• Your goal
Identify each line holding the string "this" and copy it.

***** Dataset records

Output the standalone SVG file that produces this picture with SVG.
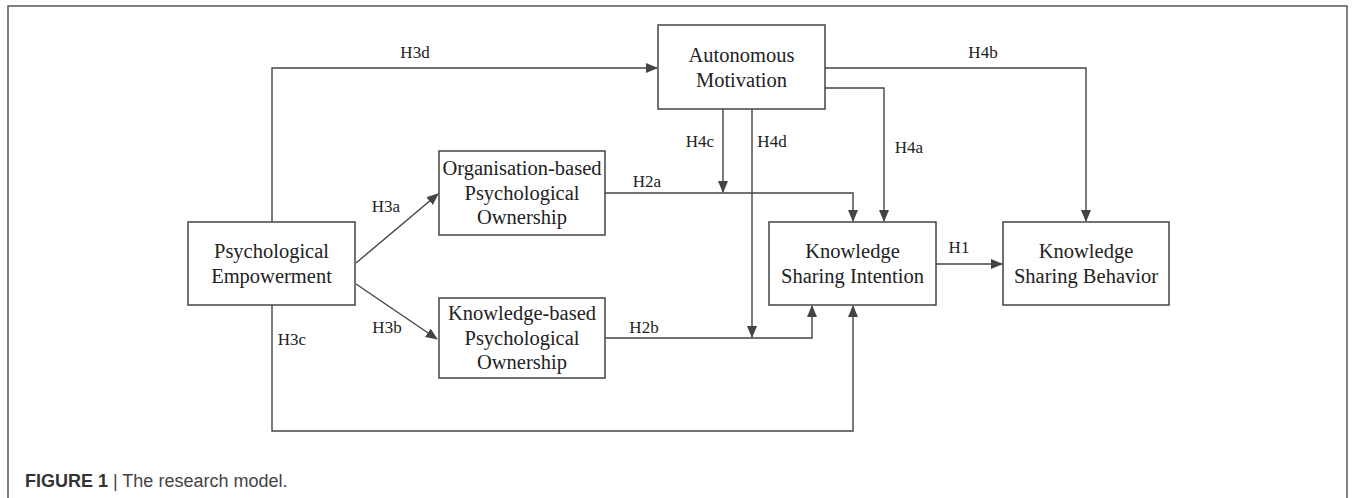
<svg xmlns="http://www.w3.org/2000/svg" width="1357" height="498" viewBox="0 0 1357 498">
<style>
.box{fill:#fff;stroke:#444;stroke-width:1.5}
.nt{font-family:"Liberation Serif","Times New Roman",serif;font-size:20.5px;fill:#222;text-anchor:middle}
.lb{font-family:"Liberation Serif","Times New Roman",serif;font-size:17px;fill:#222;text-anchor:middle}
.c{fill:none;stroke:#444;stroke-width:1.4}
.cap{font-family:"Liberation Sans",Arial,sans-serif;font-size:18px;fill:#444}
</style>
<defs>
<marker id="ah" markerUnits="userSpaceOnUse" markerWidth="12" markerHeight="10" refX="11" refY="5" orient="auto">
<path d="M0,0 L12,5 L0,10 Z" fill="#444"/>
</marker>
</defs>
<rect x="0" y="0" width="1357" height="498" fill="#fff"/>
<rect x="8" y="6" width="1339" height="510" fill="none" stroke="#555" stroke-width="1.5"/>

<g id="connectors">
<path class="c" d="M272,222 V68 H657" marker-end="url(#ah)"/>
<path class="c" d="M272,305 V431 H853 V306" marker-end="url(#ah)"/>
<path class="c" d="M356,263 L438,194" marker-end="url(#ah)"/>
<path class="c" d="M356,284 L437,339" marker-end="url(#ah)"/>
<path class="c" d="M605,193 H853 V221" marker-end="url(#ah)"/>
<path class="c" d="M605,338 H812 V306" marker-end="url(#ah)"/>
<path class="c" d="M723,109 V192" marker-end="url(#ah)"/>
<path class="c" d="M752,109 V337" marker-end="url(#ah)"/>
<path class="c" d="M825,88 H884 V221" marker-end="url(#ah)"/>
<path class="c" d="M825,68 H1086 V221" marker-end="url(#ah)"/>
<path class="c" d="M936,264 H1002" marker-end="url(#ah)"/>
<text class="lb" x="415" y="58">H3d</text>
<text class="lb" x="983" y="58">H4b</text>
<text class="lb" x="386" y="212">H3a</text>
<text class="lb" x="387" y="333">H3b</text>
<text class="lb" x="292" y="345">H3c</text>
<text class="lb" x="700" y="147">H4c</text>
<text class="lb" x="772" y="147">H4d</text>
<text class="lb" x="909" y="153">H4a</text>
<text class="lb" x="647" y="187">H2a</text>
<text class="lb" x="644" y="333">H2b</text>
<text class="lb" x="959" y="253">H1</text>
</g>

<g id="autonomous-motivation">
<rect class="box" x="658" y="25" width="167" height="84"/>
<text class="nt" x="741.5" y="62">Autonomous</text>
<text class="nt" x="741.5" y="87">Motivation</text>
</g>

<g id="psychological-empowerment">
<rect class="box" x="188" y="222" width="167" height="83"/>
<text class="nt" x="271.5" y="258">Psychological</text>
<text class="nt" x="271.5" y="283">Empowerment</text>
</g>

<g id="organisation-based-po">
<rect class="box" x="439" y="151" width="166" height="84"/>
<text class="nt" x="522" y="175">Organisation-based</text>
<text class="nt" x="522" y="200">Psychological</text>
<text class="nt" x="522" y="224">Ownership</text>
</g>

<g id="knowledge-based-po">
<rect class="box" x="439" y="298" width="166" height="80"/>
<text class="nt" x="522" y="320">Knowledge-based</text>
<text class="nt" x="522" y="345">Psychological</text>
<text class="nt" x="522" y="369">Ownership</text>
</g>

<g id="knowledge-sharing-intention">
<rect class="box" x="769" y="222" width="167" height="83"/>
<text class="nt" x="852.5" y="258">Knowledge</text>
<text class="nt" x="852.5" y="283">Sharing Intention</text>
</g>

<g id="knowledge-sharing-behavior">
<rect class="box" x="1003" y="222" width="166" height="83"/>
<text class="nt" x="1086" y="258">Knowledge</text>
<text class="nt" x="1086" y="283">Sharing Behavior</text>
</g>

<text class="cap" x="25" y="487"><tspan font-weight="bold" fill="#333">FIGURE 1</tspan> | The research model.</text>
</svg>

**********
***** Dataset records

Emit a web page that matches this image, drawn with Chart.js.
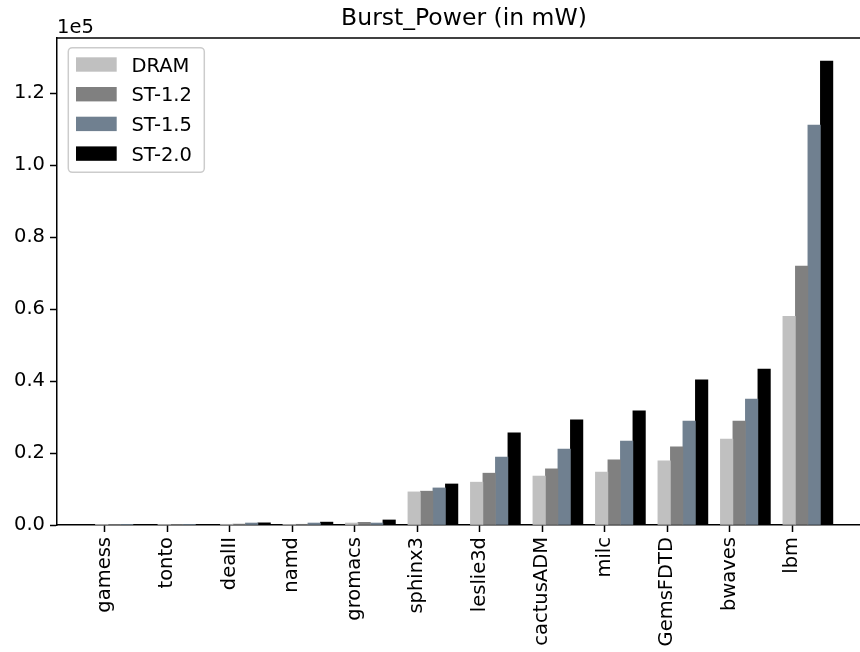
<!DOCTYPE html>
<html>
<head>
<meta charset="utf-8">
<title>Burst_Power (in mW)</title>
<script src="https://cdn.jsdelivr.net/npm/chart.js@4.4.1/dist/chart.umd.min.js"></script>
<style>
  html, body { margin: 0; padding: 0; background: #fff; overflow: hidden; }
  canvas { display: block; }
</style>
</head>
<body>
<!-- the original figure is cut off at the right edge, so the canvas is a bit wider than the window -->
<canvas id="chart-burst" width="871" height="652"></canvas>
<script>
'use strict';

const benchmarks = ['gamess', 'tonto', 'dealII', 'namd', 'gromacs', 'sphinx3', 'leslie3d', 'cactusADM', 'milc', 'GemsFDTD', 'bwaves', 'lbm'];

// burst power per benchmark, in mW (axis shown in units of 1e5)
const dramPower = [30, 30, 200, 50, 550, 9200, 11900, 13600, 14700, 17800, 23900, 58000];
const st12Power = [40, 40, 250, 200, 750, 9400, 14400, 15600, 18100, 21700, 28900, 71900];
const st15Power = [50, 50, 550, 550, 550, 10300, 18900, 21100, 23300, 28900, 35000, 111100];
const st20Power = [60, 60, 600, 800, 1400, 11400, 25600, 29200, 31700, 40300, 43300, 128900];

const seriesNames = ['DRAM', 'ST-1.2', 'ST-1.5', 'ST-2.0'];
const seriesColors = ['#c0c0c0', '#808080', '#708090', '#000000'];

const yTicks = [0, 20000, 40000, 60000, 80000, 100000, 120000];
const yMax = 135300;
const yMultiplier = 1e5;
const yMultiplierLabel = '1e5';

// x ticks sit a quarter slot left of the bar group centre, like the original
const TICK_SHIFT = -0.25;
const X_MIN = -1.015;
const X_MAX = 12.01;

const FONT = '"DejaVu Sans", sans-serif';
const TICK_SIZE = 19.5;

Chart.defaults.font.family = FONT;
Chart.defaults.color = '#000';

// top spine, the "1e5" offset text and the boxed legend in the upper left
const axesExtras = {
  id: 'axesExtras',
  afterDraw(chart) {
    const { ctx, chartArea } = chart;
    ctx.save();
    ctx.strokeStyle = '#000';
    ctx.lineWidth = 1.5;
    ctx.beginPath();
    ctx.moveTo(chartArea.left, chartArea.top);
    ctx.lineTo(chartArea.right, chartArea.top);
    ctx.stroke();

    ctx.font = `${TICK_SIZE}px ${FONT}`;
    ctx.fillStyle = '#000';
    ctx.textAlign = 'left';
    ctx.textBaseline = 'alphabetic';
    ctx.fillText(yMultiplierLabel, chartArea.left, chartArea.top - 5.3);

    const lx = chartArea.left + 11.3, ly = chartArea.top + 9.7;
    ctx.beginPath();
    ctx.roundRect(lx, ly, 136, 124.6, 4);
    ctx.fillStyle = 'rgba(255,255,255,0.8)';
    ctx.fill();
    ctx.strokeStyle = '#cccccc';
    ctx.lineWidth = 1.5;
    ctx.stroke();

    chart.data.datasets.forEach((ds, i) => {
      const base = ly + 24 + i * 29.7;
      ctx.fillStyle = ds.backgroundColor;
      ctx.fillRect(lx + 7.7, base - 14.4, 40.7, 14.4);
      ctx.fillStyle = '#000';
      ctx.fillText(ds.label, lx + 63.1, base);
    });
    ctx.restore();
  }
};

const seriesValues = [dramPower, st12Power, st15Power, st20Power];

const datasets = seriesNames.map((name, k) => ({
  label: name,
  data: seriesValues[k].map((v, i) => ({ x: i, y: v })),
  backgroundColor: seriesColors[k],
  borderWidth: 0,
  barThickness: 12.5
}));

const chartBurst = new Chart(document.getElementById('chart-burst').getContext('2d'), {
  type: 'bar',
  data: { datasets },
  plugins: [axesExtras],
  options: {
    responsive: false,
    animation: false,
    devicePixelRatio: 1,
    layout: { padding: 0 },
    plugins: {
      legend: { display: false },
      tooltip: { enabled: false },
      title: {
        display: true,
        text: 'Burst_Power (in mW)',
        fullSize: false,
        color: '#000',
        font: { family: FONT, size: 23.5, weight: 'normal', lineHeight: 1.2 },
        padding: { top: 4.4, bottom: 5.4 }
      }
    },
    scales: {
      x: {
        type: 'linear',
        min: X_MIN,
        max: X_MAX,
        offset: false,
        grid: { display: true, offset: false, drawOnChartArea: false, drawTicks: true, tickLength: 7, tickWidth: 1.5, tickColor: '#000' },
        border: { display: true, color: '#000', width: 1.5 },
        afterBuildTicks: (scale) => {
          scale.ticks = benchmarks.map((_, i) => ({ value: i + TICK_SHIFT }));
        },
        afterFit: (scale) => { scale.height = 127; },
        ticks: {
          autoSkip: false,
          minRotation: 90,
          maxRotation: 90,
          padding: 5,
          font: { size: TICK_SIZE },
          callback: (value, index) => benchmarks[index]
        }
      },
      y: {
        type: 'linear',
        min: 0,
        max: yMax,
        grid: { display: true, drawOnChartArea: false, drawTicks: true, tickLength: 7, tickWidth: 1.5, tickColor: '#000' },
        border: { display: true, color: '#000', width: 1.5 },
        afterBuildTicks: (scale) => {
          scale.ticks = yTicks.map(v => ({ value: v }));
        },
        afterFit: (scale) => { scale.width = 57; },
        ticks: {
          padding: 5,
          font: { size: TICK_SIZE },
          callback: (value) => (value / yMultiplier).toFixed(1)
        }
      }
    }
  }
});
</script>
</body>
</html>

**********
***** Dataset records

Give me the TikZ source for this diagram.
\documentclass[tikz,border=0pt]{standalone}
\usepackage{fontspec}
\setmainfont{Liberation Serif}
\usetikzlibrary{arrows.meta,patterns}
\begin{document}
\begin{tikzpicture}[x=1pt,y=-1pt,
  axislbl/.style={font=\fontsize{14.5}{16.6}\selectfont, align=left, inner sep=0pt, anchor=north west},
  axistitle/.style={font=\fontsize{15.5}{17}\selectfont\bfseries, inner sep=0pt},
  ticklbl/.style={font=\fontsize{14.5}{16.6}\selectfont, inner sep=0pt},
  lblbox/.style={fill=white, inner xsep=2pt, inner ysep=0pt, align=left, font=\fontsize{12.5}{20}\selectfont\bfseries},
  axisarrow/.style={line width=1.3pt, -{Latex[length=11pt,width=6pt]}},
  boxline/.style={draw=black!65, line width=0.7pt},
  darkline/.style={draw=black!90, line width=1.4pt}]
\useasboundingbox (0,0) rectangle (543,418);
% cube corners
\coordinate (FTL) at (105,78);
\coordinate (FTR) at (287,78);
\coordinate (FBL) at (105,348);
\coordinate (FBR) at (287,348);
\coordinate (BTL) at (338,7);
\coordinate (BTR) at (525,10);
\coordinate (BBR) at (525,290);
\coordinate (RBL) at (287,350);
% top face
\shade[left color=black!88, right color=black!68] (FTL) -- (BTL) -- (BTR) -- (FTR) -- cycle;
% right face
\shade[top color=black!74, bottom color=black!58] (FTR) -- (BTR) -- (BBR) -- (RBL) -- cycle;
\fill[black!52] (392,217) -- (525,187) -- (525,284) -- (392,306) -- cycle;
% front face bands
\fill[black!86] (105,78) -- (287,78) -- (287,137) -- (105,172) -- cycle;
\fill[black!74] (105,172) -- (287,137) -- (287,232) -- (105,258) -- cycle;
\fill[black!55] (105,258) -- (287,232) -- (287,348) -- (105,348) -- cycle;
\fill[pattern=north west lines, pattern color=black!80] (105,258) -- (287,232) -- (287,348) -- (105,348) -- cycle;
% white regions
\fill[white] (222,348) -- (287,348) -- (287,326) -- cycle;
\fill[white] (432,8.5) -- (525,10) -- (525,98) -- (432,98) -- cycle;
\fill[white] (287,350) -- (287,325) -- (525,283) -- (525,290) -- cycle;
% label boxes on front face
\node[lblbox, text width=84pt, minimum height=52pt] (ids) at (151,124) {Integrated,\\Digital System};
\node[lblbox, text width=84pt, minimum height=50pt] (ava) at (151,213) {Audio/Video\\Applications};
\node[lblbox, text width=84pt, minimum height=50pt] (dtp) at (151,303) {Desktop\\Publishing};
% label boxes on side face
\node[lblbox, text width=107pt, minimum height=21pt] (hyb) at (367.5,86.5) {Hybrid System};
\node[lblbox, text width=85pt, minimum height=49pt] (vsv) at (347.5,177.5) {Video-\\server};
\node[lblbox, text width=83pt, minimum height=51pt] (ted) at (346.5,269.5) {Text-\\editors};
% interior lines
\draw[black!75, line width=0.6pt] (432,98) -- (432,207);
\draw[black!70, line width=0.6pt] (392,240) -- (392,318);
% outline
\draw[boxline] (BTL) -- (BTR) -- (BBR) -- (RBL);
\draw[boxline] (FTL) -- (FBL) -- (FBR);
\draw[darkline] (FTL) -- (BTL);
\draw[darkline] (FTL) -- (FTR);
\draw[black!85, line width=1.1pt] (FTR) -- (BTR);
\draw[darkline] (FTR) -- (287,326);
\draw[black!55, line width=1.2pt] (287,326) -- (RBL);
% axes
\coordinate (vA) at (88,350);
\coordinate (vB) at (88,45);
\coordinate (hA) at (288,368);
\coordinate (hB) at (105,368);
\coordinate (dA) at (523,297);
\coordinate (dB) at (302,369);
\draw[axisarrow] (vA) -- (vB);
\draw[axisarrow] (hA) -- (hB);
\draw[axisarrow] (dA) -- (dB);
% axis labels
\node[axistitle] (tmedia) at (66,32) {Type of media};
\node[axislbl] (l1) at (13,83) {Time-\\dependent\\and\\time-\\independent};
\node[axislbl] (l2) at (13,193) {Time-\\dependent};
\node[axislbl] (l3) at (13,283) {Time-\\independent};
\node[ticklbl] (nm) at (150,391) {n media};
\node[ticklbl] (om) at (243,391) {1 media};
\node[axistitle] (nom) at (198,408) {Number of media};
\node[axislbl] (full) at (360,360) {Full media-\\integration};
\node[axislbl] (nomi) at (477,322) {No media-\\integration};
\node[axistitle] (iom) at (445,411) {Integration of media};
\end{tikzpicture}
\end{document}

**********

• The answer
Output the standalone SVG file that produces this picture with SVG.
Emit a web page that matches this image, drawn with Chart.js.
Give me the TikZ source for this diagram.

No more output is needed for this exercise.